Euro relief rally continues

Canadian dollar – Despite a report showing that the monthly growth rate for the economy was unchanged through April the Canadian dollar advanced. The warmer risk waters made sure of that and besides, economists had predicted a minor decline for GDP output following the Japanese turmoil one month earlier. The unchanged reading means the Canadian economy grew at an annualized 2.8% pace led by a jump in metal ore and coal mining. The government said that retail and wholesale trade also rose. The loonie advanced to $1.0350 U.S. cents and the highest level in three weeks after the reading.

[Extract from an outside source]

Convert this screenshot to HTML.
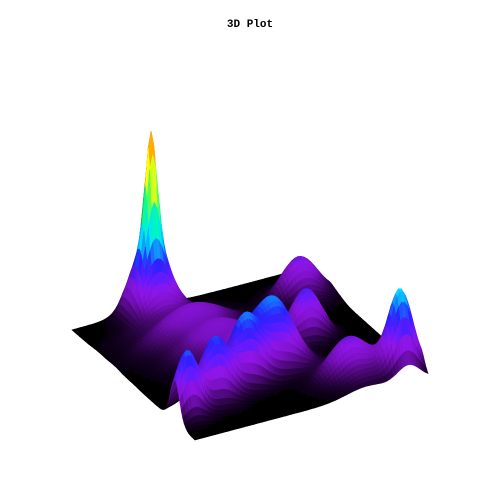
<!DOCTYPE html>
<html><head><meta charset="utf-8"><style>
html,body{margin:0;padding:0;background:#fff;width:500px;height:500px;overflow:hidden}
#title{position:absolute;left:0;width:500px;top:19px;text-align:center;font:bold 11px "Liberation Mono",monospace;color:#000}
svg{position:absolute;left:0;top:0}
</style></head><body>
<div id="title">3D Plot</div>
<svg id="plot" width="500" height="500"></svg>
<script>
// peaks on the (u,v) surface grid: u = left->front-right axis, v = front->back axis
const peakU = [0.075, 0.075, 0.66, 0.215, 0.505, 0.927, 0.84, 0.78, 0.72, 0.30, 0.87, 0.55, 0.02];
const peakV = [0.30, 0.30, 0.524, 0.865, 0.734, 0.919, 0.05, 0.2, 0.36, 0.35, 0.735, 0.40, 0.25];
const peakH = [100, 85, 65, 40, 50, 85, 65, 62, 62, 32, 40, 30, 12];
const peakW = [0.018, 0.05, 0.06, 0.06, 0.05, 0.04, 0.04, 0.05, 0.05, 0.12, 0.07, 0.1, 0.03];
const N = 80;
const P00=[72,330], PU=[123,110], PV=[233,-62];
function proj(u,v,h){return [P00[0]+PU[0]*u+PV[0]*v, P00[1]+PU[1]*u+PV[1]*v-h];}
function height(u,v){let h=0;for(let i=0;i<peakU.length;i++){const du=u-peakU[i],dv=(v-peakV[i])*0.8;h+=peakH[i]*Math.exp(-(du*du+dv*dv)/(2*peakW[i]*peakW[i]));}
 h+=3*Math.sin(u*40+v*7)*Math.min(1,h/20);return Math.max(0,h);}
const stops=[[0,[20,0,40]],[0.08,[90,10,140]],[0.2,[130,20,210]],[0.33,[40,30,255]],[0.45,[0,200,255]],[0.6,[0,240,120]],[0.78,[240,240,0]],[1,[255,110,0]]];
function cmap(t){t=Math.max(0,Math.min(1,t));for(let i=1;i<stops.length;i++){if(t<=stops[i][0]){const a=stops[i-1],b=stops[i],f=(t-a[0])/(b[0]-a[0]);return a[1].map((c,k)=>Math.round(c+(b[1][k]-c)*f));}}return stops[stops.length-1][1];}
const H=[];for(let i=0;i<=N;i++){H[i]=[];for(let j=0;j<=N;j++)H[i][j]=height(i/N,j/N);}
const quads=[];
for(let i=0;i<N;i++)for(let j=0;j<N;j++){
 const pts=[[i,j],[i+1,j],[i+1,j+1],[i,j+1]].map(p=>proj(p[0]/N,p[1]/N,H[p[0]][p[1]]));
 const c=proj((i+.5)/N,(j+.5)/N,0);
 const hm=(H[i][j]+H[i+1][j]+H[i+1][j+1]+H[i][j+1])/4;
 quads.push({pts,depth:c[1],hm,i,j});
}
quads.sort((a,b)=>a.depth-b.depth);
const svg=document.getElementById('plot');let html='';
for(const q of quads){
 let col;
 if(q.hm<2) col=[0,0,0];
 else{const base=cmap(q.hm/185);const dark=Math.min(1,0.25+q.hm/35);const slope=(H[q.i+1][q.j]-H[q.i][q.j]);const sh=Math.max(0.5,Math.min(1.1,1-slope*0.03));col=base.map(c=>Math.min(255,Math.round(c*dark*sh)));}
 const fill='rgb('+col.join(',')+')';
 html+='<polygon points="'+q.pts.map(p=>p[0].toFixed(1)+','+p[1].toFixed(1)).join(' ')+'" fill="'+fill+'" stroke="'+fill+'" stroke-width="0.6"/>';
}
svg.innerHTML=html;
</script>
</body></html>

U.S. Dollar – Relief for Greece and with hopes running high for a bond settlement to be announced in Berlin, the dollar is still feeling heavy. Its index shed almost another 0.5% on Thursday and appetite for the dollar was further dulled by a sloppy reading for weekly initial claims. The jobless count eased by a mere 1,000 to 428,000 claimants but not only did the reading of continuous claims come in higher than forecast, but previously recorded data was also revised higher. The likely rate increase in Europe next week is also playing a role in maintaining a depressed dollar in the sudden absence of negative economic commentary.

Aussie dollar – The Aussie continued its rise as European tensions eased while a boost in credit during May helped remind dealers that the economy has been in decent shape. The Aussie traded to as high as $1.0750 U.S. cents after private sector credit rebounded by 0.3% last month leaving the annual pace of expansion at 3.1%.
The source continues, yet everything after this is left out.